Les entreprises n’étaient pas en reste, puisque plusieurs programmes d’aide ont été mis en place par le gouvernement. Cependant, l’heure est désormais grave, puisque cette inflation, au départ importée, a fini par contaminer l’économie, devenant ainsi endogène. Les récentes hausses du taux directeur n’ont certes pas permis de la réduire, mais au moins elles ont peut-être permis de la contrôler. Toutefois, le prix à payer c’est que toute l’aide apportée par l’Etat durant la pandémie pour éviter des faillites en masse, risque d’être annihilée par des hausses trop importantes du taux directeur. Car l'Etat n'a plus les moyens d’aider massivement les entreprises, étant lui-même confronté à des difficultés de plus en plus graves, notamment concernant sa capacité à mobiliser l’épargne pour combler les déficits.

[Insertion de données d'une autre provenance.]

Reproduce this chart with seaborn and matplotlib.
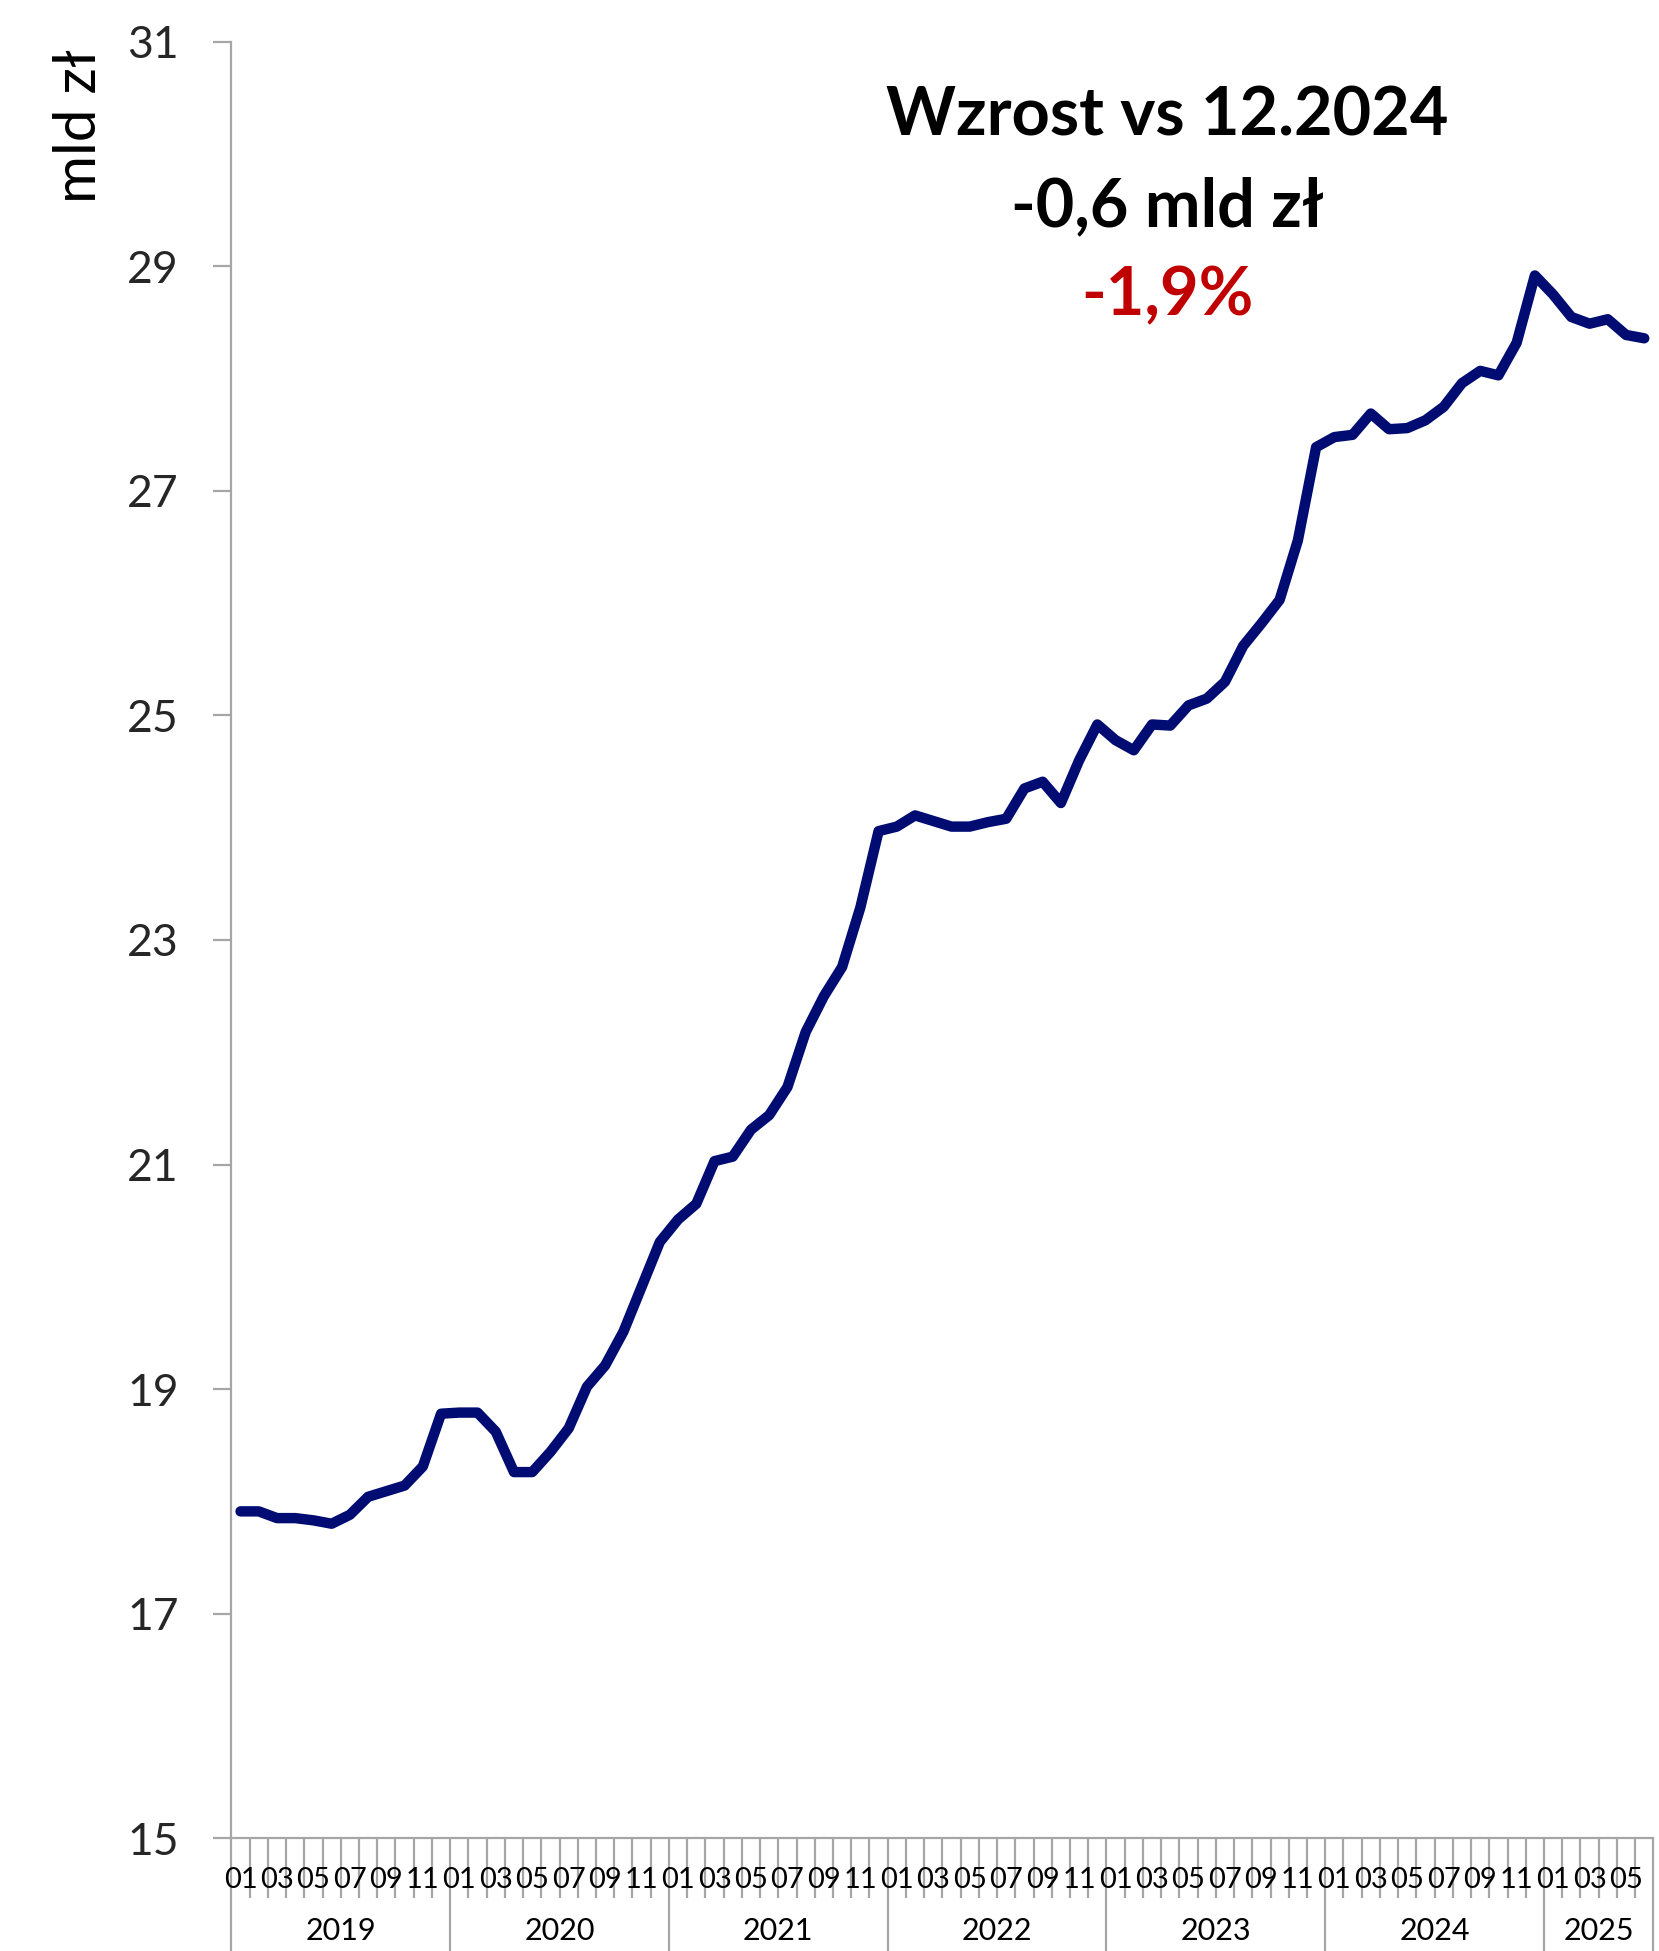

Résultat des courses : les taux du marché risquent de s’envoler, les crédits devenir de plus en plus rares; quant aux investissements, ils risquent de rétrécir comme peau de chagrin, avec toutes les conséquences néfastes qui s’en suivent : hausse du chômage, baisse des recettes fiscales,... C’est l’assainissement ou la purge que j’ai évoquée précédemment. Elle est douloureuse et surtout irrémédiable. Mais c’est le prix à payer quand le taux directeur devient un instrument politique, là où il devrait être le reflet d’un jeu de l’offre et de la demande sur le marché de l’épargne et de l’investissement. Car, si la plupart des entreprises ont de la peine à s’autofinancer de manière importante, c’est principalement en raison de la pression fiscale de plus en plus importante qu’elles ont à subir, puisque le gouvernement s’obstine à s’acharner sur les mêmes qui payent déjà, là où il doit chercher à élargir l’assiette fiscale, en allant voir ceux qui ne payent rien, et qui brassent des millions et des millions de dirhams. Par conséquent, les entreprises et les salariés sont investis d’une mission qui n’est pas la leur, celle de supporter les déficits de l’Etat.

On ne fonde pas une économie solide et dynamique à coup de pressions fiscales et de manipulations du taux directeur, mais en obtenant un tissu économique vivant et diversifié, fondé sur des PME compétitives et innovantes. Quant à l’inflation, comme à chaque fois qu’il y a une crise au Maroc, elle révèle des défaillances structurelles, davantage qu’elle n’en crée. Ainsi, hausse ou pas hausse du taux directeur, là n’est pas la question. La vraie question c’est que réformes ou pas réformes, courage politique ou pas courage politique, égalité de tous devant la loi et l’impôt ou deux poids deux mesures.